Master Claude Code: Complete Guide to Every cc Command for AI Agent Development
This article systematically walks through all Claude Code (cc) command‑line options, organizing them by development workflow—from self‑help and status checks, through IDE integration and appearance settings, to core LLM, action, memory, tool configurations, collaborative Git features, and conversation export—helping developers quickly master the tool.
Yesterday I planned to write an article, but first I created “Understanding Agent Architecture to See Through Claude Code CLI Options” for those unfamiliar with agent core components; today I systematically present all cc commands involved in a typical R&D workflow.
Configuration Process Overview
Self‑help menu (self‑rescue and self‑check)
Appearance configuration and editor integration
Core capability component configuration (LLM + Action + Prompt + Tool + Memory)
Multi‑person development workflow (Git and GitHub) common settings
Conversation export
Self‑Help Menu
Use /help to display help and /status to check the current state.
IDE Integration and Appearance
Connect cc to your editor with /ide, which synchronizes selections between the editor and the terminal.
Configure the theme and other UI aspects with /config.
Add a custom status line using /statusline.
Core Capability Configuration
Switch the underlying large language model with /model.
Set permissible actions via /permissions.
Define the agent’s role and prompts with /memory.
Install additional tools, e.g., Playwright MCP, using /mcp and the command:
claude mcp add shared-server --scope project npx @playwright/mcp@latestInspect the current memory context with /context.
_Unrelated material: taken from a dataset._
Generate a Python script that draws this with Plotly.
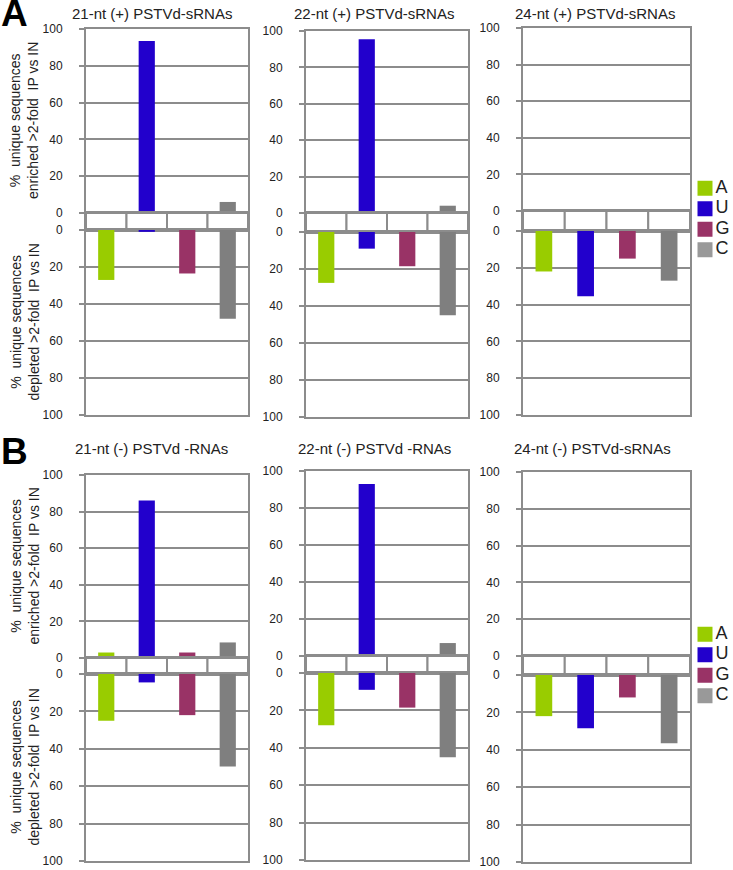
import plotly.graph_objects as go

W, H = 733, 870

nucleotides = ["A", "U", "G", "C"]
nuc_colors = ["#99CC00", "#2200CC", "#993366", "#7F7F7F"]
key_colors = ["#99CC00", "#2200CC", "#993366", "#999999"]
tick_values = [0, 20, 40, 60, 80, 100]

titles_A = ["21-nt (+) PSTVd-sRNAs", "22-nt (+) PSTVd-sRNAs", "24-nt (+) PSTVd-sRNAs"]
titles_B = ["21-nt (-) PSTVd -RNAs", "22-nt (-) PSTVd -RNAs", "24-nt (-) PSTVd-sRNAs"]

# % unique sequences enriched / depleted (>2-fold IP vs IN), order A, U, G, C
a21_enriched = [0, 93.5, 0, 6]
a21_depleted = [27, 1, 23.5, 48]
a22_enriched = [0, 95.5, 0, 4]
a22_depleted = [27.5, 9, 18.5, 45]
a24_enriched = [0, 0, 0, 0]
a24_depleted = [22, 35.5, 15, 27]

b21_enriched = [3, 86, 3, 8.5]
b21_depleted = [25, 4.5, 22, 49.5]
b22_enriched = [0, 93, 0, 7]
b22_depleted = [28, 9, 18.5, 45]
b24_enriched = [0, 0, 0, 0]
b24_depleted = [22, 28.5, 12, 36.5]

band_cells = [1, 1, 1, 1]

panels = [
    ("A", titles_A, [(a21_enriched, a21_depleted), (a22_enriched, a22_depleted), (a24_enriched, a24_depleted)]),
    ("B", titles_B, [(b21_enriched, b21_depleted), (b22_enriched, b22_depleted), (b24_enriched, b24_depleted)]),
]

# layout geometry in pixels
col_x = [(86, 248), (306, 468), (523, 690)]
rows_px = {
    "A": [(29, 213, 230, 415), (31, 213, 232, 417), (28, 211, 231, 415)],
    "B": [(475, 658, 674, 861), (471, 656, 673, 860), (472, 656, 675, 862)],
}
title_px = {"A": [(152, 14), (374, 14), (595, 14)], "B": [(151, 449), (374, 449), (592, 449)]}
key_box = {"A": (697, 713, 178, 260), "B": (697, 713, 624, 706)}
letter_y = {"A": 14, "B": 452}

GRID = "#8C8C8C"
TXT = "#222222"
FONT = "Liberation Sans, Arial, sans-serif"


def fx(p):
    return p / W


def fy(p):
    return 1 - p / H


fig = go.Figure()
layout = {}
annotations = []
ax = 0


def new_axes():
    global ax
    ax += 1
    return "" if ax == 1 else str(ax)


def add_axes(xd, yd, kind):
    sx = new_axes()
    xa = dict(domain=xd, anchor="y" + sx, range=[-0.5, 3.5], type="category",
              categoryorder="array", categoryarray=nucleotides,
              showticklabels=False, ticks="", showgrid=False, zeroline=False,
              showline=True, mirror=True, linecolor=GRID, linewidth=2, fixedrange=True)
    ya = dict(domain=yd, anchor="x" + sx, showline=True, mirror=True, linecolor=GRID,
              linewidth=2, zeroline=False, fixedrange=True)
    if kind == "band":
        ya.update(range=[0, 1], showgrid=False, showticklabels=False, ticks="")
    else:
        ya.update(range=[0, 100] if kind == "up" else [100, 0], tickvals=tick_values,
                  showgrid=True, gridcolor=GRID, gridwidth=2, ticks="outside", ticklen=5,
                  tickwidth=2, tickcolor=GRID, ticklabelstandoff=14,
                  tickfont=dict(family=FONT, size=12, color=TXT))
    layout["xaxis" + sx] = xa
    layout["yaxis" + sx] = ya
    return "x" + sx, "y" + sx


for letter, titles, data in panels:
    for ci, (enr, dep) in enumerate(data):
        x0, x1 = col_x[ci]
        top, z_up, z_dn, bot = rows_px[letter][ci]
        xd = [fx(x0), fx(x1)]
        # upper (enriched)
        xr, yr = add_axes(xd, [fy(z_up), fy(top)], "up")
        for ni, nuc in enumerate(nucleotides):
            fig.add_trace(go.Bar(x=[nuc], y=[enr[ni]], xaxis=xr, yaxis=yr, width=0.4,
                                 marker=dict(color=nuc_colors[ni], line=dict(width=0)),
                                 name=nuc, showlegend=False))
        # band of category cells
        xr, yr = add_axes(xd, [fy(z_dn), fy(z_up)], "band")
        fig.add_trace(go.Bar(x=nucleotides, y=band_cells, xaxis=xr, yaxis=yr, width=1,
                             marker=dict(color="white", line=dict(color=GRID, width=2)),
                             showlegend=False, hoverinfo="skip"))
        # lower (depleted)
        xr, yr = add_axes(xd, [fy(bot), fy(z_dn)], "down")
        for ni, nuc in enumerate(nucleotides):
            fig.add_trace(go.Bar(x=[nuc], y=[dep[ni]], xaxis=xr, yaxis=yr, width=0.4,
                                 marker=dict(color=nuc_colors[ni], line=dict(width=0)),
                                 name=nuc, showlegend=False))
        tx, ty = title_px[letter][ci]
        annotations.append(dict(x=fx(tx), y=fy(ty), xref="paper", yref="paper",
                                xanchor="center", yanchor="middle",
                                text=titles[ci], showarrow=False,
                                font=dict(family=FONT, size=15, color=TXT)))

    # legend keys (A, U, G, C) on their own small category axis
    kx0, kx1, ky0, ky1 = key_box[letter]
    sx = new_axes()
    layout["xaxis" + sx] = dict(domain=[fx(kx0), fx(kx1)], anchor="y" + sx, range=[-1, 1],
                                visible=False, fixedrange=True)
    layout["yaxis" + sx] = dict(domain=[fy(ky1), fy(ky0)], anchor="x" + sx, type="category",
                                categoryorder="array", categoryarray=nucleotides,
                                range=[3.5, -0.5], visible=False, fixedrange=True)
    fig.add_trace(go.Scatter(x=[0] * len(nucleotides), y=nucleotides, text=nucleotides,
                             mode="markers+text", textposition="middle right",
                             cliponaxis=False, xaxis="x" + sx, yaxis="y" + sx,
                             marker=dict(symbol="square", size=15, color=key_colors),
                             textfont=dict(family=FONT, size=18, color=TXT),
                             showlegend=False, hoverinfo="skip"))

    # y-axis titles
    top, z_up, z_dn, bot = rows_px[letter][0]
    annotations.append(dict(x=fx(24), y=fy((top + z_up) / 2), xref="paper", yref="paper",
                            xanchor="center", yanchor="middle",
                            text="%  unique sequences<br>enriched >2-fold  IP vs IN",
                            textangle=-90, showarrow=False,
                            font=dict(family=FONT, size=14, color=TXT)))
    annotations.append(dict(x=fx(24), y=fy((z_dn + bot) / 2), xref="paper", yref="paper",
                            xanchor="center", yanchor="middle",
                            text="%  unique sequences<br>depleted >2-fold  IP vs IN",
                            textangle=-90, showarrow=False,
                            font=dict(family=FONT, size=14, color=TXT)))
    annotations.append(dict(x=fx(-1), y=fy(letter_y[letter]), xref="paper", yref="paper",
                            xanchor="left", yanchor="middle",
                            text="<b>%s</b>" % letter, showarrow=False,
                            font=dict(family=FONT, size=37, color="black")))

fig.update_layout(**layout)
fig.update_layout(width=W, height=H, showlegend=False,
                  margin=dict(l=0, r=0, t=0, b=0, pad=0, autoexpand=False),
                  paper_bgcolor="white", plot_bgcolor="white", barmode="overlay",
                  annotations=annotations, font=dict(family=FONT, color=TXT))

fig.write_html("out.html", config={"displayModeBar": False, "staticPlot": True},
               post_script="document.body.style.margin='0px';")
Local Development Commands
Switch the model with /model, clear the context with /clear, compress it with /compact, and add a backend API directory with /add-dir.
Collaboration Commands
View PR comments using /pr-comments.
Review a PR with /review.
Run a security review of the current changes with /security-review.
Conversation Export
Export the dialogue for later review or sharing with /export.
Summary
The article provides a complete, chronologically ordered guide to Claude Code’s command‑line interface, helping developers avoid memorizing scattered commands and instead understand the tool’s overall architecture and workflow.